Каковы же были, согласно Ярым-Агаеву, цели и чаяния советских диссидентов, сообщества, в котором он сам, видит Бог, играл в свое время далеко не последнюю роль? Как и когда совершилась подмена идеалов, кто ее совершил и зачем?
Значит, так.
В последние десятилетия существования советской власти население разделилось на две категории: большинство конформисты и приспособленцы, и меньшинство диссиденты и сочувствующие оным . Несмотря на это неравенство сил, советская власть почему-то обречена, а диссиденты самой судьбой предназначены прийти ей на смену. Понимая это, правящая элита готовит многоступенчатые планы отступления, смысл которых в том, чтобы в ходе неизбежного крушения коммунизма не допустить к власти диссидентов, точнее, ту небольшую группу среди диссидентов, которая в силу своих высоких моральных качеств и исключительного интеллектуального и творческого таланта на самом деле способна и достойна повести за собой Россию после падения коммунизма . Политбюро ЦК КПСС и КГБ СССР помогают в этом западные международные правозащитные организации ( западная правозащитная бюрократия , она же ЗПБ ) и продавшиеся им (controllable) диссиденты-эмигранты. Им противостоит Центр за демократию, организованный и возглавленный автором статьи6, а также президент США Рональд Рейган. В ужасе от того, что их план рушится, заговорщики пытаются скомпрометировать хороших парней из CFD и организуют публикацию не где-нибудь, а в самом журнале Nation (есть в США такой журнальчик, в самом деле весьма левый!), который называет Ярым-Агаева и его друзей агентами ЦРУ. В этой клевете участвуют (в каком именно качестве непонятно, да и не важно: эта публика на все способна) ЗПБ и controllable . Обвинения против CFD подхватываются советской прессой7, и все это каким-то образом помогает КГБ создать на родине автора новое конформистское и удобное правозащитное сообщество, или РПБ агентуру ЗПБ в новой России. Да, еще верхушка российской интеллигенции, боявшаяся при сильной встряске потерять свои привилегии , естественно, сочувствовала левым и конформистам.
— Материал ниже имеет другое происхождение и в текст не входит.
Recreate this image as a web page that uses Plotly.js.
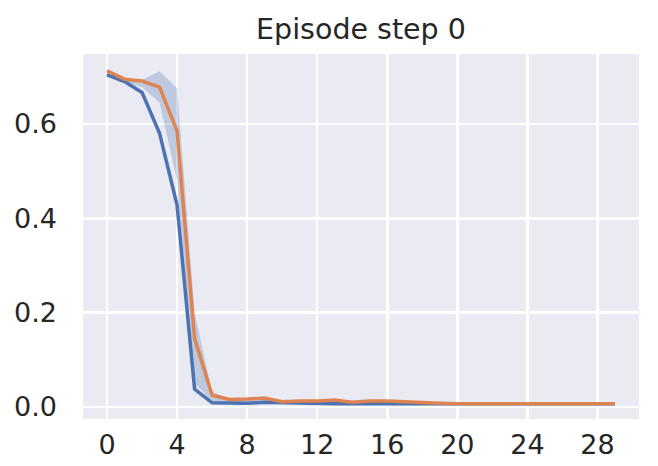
<!DOCTYPE html>
<html>
<head>
<meta charset="utf-8">
<script src="https://cdn.plot.ly/plotly-3.0.1.min.js"></script>
<style>html,body{margin:0;padding:0;background:#fff;}#chart{width:658px;height:466px;}</style>
</head>
<body>
<div id="chart"></div>
<script>
const steps = Array.from({length: 30}, (_, i) => i);
const blueValues = [0.704, 0.690, 0.667, 0.580, 0.428, 0.038, 0.009, 0.008, 0.008, 0.010, 0.009, 0.008, 0.007, 0.007, 0.007, 0.007, 0.008, 0.008, 0.0075, 0.007, 0.007, 0.007, 0.007, 0.007, 0.007, 0.007, 0.007, 0.007, 0.007, 0.007];
const orangeValues = [0.713, 0.695, 0.691, 0.678, 0.585, 0.145, 0.025, 0.016, 0.017, 0.019, 0.011, 0.013, 0.013, 0.015, 0.010, 0.013, 0.013, 0.011, 0.009, 0.008, 0.007, 0.007, 0.007, 0.007, 0.007, 0.007, 0.007, 0.007, 0.007, 0.007];
const bandUpper = [0.714, 0.696, 0.694, 0.712, 0.676, 0.200, 0.032, 0.018, 0.019, 0.021, 0.013, 0.015, 0.015, 0.017, 0.012, 0.015, 0.015, 0.012, 0.010, 0.009, 0.008, 0.008, 0.008, 0.008, 0.008, 0.008, 0.008, 0.008, 0.008, 0.008];
const bandLower = [0.703, 0.689, 0.678, 0.645, 0.480, 0.050, 0.012, 0.009, 0.009, 0.011, 0.009, 0.009, 0.008, 0.008, 0.008, 0.008, 0.009, 0.008, 0.007, 0.006, 0.006, 0.006, 0.006, 0.006, 0.006, 0.006, 0.006, 0.006, 0.006, 0.006];
const xTicks = [0, 4, 8, 12, 16, 20, 24, 28];
const yTicks = [0.0, 0.2, 0.4, 0.6];
const yTickText = ["0.0", "0.2", "0.4", "0.6"];
const titleText = "Episode step 0";

const textColor = "#262626";
const traces = [
  {x: steps, y: bandLower, mode: "lines", line: {width: 0, color: "rgba(0,0,0,0)"}, hoverinfo: "skip", showlegend: false},
  {x: steps, y: bandUpper, mode: "lines", fill: "tonexty", fillcolor: "rgba(76,114,176,0.28)", line: {width: 0, color: "rgba(0,0,0,0)"}, hoverinfo: "skip", showlegend: false},
  {x: steps, y: blueValues, mode: "lines", line: {color: "#4C72B0", width: 3.5}, showlegend: false},
  {x: steps, y: orangeValues, mode: "lines", line: {color: "#DD8452", width: 3.5}, showlegend: false}
];
const layout = {
  width: 658, height: 466,
  margin: {l: 83, r: 19, t: 54, b: 47, pad: 0},
  paper_bgcolor: "#ffffff",
  plot_bgcolor: "#EAEAF2",
  font: {family: "DejaVu Sans", color: textColor, size: 27},
  title: {text: titleText, font: {size: 28.5, color: textColor, family: "DejaVu Sans"}, x: 0.5, xref: "paper", y: 1 - 29/466, yanchor: "middle"},
  showlegend: false,
  xaxis: {range: [-1.37, 30.37], tickvals: xTicks, ticktext: xTicks.map(String), showgrid: true, gridcolor: "#ffffff", gridwidth: 2.5, zeroline: false, showline: false, ticks: "", tickfont: {size: 27, color: textColor}, ticklabelstandoff: 7, fixedrange: true},
  yaxis: {range: [-0.0254, 0.7484], tickvals: yTicks, ticktext: yTickText, showgrid: true, gridcolor: "#ffffff", gridwidth: 2.5, zeroline: false, showline: false, ticks: "", tickfont: {size: 27, color: textColor}, ticklabelstandoff: 25, fixedrange: true}
};
Plotly.newPlot("chart", traces, layout, {displayModeBar: false, staticPlot: true});
</script>
</body>
</html>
Тех же, кто остался верен принципам морального сопротивления ( не лги, не предавай, не отступайся от своих друзей ), тех наиболее опытных и способных участников диссидентского движения, которые могли сыграть решающую роль в новой России, все это время мягко и ненавязчиво оттесняли от активной деятельности, лишали их заслуженного признания, отлучали от фондов, преследовали клеветой.
Читатель, слава Богу, имеет возможность сравнить мой пересказ с текстом статьи и самостоятельно решить, сильно ли я утрирую и адекватно ли пересказал ход мысли Ярым-Агаева.
Во всяком случае, полемика вокруг фактов здесь неуместна: автор видит события так, как он их видит, и даже если кто-то даст честное слово, что все было не совсем так или совсем не так, попросту не поверит (или найдет соответствующее объяснение, укладывающееся в его схему). Ну какой смысл доказывать ему, что, например, Владимир Дремлюга был-таки приглашен Гавелом в Прагу, а не поехал просто потому, что приглашение пришло слишком поздно. Кстати, по этой же причине в Прагу не поехал и Павел Литвинов, которого Ярым-Агаев вряд ли причисляет к числу тех, кто в нью-йоркских левых кругах слыл крайним консерватором скорее ведь наоборот, не так ли, Юрий Николаевич?8 Можно назвать по именам тех советских диссидентов, кто в 1988 попал на встречу западных правозащитников с советскими коллегами и получил там слово только благодаря твердой позиции делегатов Международной Хельсинкской федерации: но ведь мне на это будет отвечено, что те, кого западные хельсинкцы со скандалом пробивали на встречу, это и есть отступники, создавшие фальшивую Хельсинкскую группу в Москве9.
Есть у Ярым-Агаева и другие неточности, передержки и прямые ошибки. Но дело не в этом. Он сам несколько раз повторяет, что сознательно не называет имена. Он даже предлагает читателю самому определить, кто именно принадлежит к этой группе т.е. к РПБ . Занятие для читателя, безусловно, придумано увлекательное; но я согласен с автором в том, что гораздо важнее предложить ему общую картину событий.
Что ж, картина предложена. И, как говорил Зощенко, что же мы видим на этой интересной картинке?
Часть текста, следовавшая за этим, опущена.